[Task prompt]
Select lines where the word "code" appears.

[Data to process]

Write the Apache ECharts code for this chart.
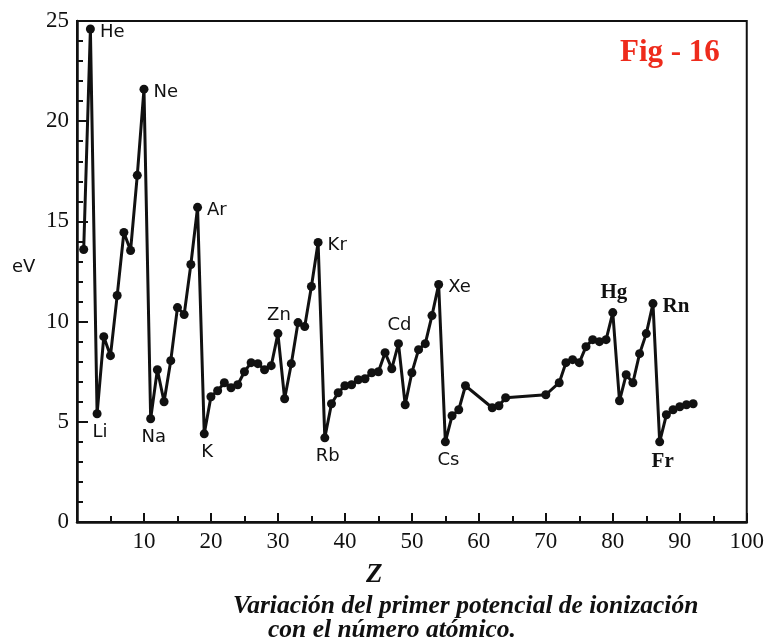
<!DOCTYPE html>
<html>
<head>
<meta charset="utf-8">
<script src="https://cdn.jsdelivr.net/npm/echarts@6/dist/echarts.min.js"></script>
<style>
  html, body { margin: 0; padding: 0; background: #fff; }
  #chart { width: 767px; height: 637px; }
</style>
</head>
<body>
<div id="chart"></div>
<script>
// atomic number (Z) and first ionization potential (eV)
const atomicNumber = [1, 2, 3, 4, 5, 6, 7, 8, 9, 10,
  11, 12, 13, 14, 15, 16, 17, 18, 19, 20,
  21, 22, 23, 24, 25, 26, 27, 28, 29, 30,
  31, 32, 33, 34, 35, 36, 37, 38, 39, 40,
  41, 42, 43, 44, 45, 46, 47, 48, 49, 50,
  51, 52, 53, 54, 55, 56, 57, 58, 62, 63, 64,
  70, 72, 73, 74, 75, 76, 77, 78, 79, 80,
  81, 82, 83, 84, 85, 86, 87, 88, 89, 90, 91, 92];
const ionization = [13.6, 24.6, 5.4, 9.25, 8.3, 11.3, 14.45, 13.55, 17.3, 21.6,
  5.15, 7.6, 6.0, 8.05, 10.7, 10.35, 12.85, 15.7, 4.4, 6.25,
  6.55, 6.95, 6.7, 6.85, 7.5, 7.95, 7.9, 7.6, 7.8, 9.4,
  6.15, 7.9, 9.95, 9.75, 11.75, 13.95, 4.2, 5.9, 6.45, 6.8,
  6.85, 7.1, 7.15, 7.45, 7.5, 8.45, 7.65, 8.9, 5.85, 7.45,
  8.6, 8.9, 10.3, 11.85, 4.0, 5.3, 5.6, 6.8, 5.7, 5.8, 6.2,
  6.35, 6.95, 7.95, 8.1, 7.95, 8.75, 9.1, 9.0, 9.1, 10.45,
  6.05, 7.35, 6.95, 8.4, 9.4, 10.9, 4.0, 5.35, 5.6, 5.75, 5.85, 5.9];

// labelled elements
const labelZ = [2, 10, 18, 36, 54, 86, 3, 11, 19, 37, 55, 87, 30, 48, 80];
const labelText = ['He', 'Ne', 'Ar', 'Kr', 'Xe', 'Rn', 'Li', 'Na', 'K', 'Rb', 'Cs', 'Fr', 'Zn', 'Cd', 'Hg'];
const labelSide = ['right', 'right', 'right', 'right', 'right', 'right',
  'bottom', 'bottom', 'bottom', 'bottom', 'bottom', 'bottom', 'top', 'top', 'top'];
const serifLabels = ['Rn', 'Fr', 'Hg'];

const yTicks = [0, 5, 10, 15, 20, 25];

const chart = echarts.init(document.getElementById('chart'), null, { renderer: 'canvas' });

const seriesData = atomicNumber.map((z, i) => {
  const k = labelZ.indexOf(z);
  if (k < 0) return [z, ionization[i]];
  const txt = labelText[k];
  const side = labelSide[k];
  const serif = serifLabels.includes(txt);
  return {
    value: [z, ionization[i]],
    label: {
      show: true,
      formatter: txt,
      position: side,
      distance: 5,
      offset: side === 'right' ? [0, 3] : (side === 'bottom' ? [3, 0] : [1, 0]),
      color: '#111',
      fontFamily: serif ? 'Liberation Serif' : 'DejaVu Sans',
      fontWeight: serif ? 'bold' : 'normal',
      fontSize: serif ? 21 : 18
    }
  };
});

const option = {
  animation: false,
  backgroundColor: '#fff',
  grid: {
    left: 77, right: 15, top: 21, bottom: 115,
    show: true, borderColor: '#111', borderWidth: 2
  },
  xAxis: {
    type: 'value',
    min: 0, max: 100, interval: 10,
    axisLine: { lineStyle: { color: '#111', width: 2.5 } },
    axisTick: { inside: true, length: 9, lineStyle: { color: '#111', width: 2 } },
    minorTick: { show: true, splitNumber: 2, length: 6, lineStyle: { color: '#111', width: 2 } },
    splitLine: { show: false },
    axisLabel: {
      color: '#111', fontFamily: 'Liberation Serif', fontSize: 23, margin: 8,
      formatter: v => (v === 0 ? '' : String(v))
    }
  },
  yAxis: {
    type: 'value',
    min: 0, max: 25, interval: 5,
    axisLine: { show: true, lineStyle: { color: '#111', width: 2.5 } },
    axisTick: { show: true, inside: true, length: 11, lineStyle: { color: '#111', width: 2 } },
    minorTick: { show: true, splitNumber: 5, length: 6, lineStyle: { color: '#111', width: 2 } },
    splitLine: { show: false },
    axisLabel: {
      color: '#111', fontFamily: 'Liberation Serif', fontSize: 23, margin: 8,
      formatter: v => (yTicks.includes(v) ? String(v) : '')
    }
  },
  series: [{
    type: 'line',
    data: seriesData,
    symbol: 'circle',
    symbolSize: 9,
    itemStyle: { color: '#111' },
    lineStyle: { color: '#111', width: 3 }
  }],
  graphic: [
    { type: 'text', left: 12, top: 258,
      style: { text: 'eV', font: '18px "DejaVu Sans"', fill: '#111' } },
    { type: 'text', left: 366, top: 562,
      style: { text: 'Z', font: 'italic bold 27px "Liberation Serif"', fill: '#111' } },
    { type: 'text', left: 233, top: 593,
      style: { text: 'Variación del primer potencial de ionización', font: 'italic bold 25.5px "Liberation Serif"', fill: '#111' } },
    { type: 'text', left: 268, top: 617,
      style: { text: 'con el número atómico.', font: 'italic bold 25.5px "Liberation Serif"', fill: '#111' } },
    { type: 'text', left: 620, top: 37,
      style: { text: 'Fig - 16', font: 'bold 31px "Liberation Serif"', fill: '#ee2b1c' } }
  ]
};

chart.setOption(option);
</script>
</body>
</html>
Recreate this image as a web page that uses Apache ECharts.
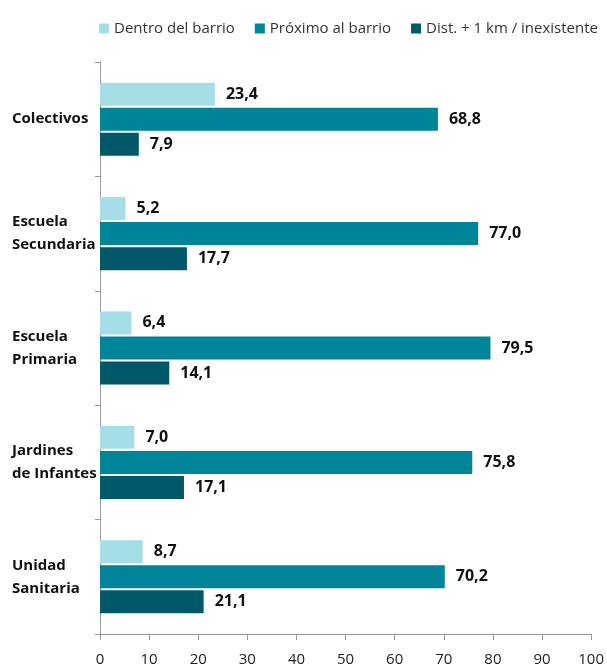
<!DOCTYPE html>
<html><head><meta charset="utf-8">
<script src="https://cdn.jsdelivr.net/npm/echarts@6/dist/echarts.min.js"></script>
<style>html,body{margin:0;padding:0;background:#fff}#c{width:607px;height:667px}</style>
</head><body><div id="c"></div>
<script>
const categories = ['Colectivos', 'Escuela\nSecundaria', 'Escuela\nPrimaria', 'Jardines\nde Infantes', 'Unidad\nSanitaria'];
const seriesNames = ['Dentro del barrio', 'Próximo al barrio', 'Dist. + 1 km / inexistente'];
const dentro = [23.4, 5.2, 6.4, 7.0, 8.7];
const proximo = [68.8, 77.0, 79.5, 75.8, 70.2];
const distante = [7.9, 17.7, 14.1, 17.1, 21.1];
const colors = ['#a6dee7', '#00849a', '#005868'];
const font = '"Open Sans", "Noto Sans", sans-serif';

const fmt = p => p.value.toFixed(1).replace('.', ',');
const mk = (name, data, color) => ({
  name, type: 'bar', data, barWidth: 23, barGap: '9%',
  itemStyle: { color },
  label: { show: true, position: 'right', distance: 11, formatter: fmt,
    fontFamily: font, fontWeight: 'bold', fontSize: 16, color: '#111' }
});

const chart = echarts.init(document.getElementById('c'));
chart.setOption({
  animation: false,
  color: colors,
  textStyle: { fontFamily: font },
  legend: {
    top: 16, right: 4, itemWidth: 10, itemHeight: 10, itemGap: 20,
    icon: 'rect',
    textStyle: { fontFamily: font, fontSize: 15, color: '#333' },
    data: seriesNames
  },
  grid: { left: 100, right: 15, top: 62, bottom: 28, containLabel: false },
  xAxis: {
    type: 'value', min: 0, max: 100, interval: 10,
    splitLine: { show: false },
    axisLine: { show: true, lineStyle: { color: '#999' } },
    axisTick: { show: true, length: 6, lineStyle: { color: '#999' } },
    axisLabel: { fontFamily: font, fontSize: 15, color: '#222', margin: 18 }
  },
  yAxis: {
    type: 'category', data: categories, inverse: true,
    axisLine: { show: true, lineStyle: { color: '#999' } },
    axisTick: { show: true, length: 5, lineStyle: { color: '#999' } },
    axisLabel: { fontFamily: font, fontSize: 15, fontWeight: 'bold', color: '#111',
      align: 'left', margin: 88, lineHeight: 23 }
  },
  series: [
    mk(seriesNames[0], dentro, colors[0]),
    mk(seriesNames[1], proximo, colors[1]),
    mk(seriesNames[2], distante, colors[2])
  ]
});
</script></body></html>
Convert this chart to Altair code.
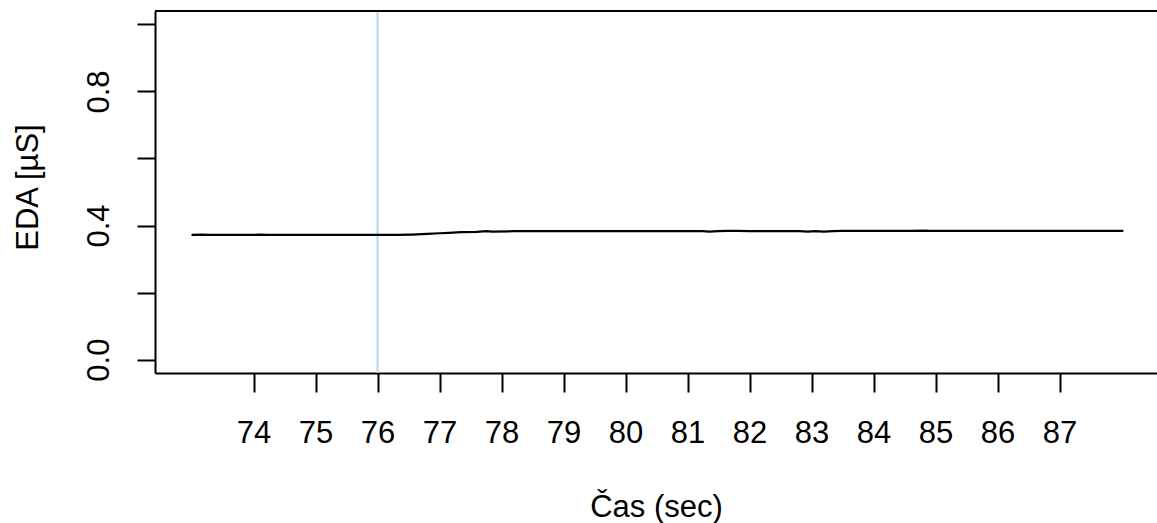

[The answer]
Write the Apache ECharts code for this chart.
Convert this chart to Altair code.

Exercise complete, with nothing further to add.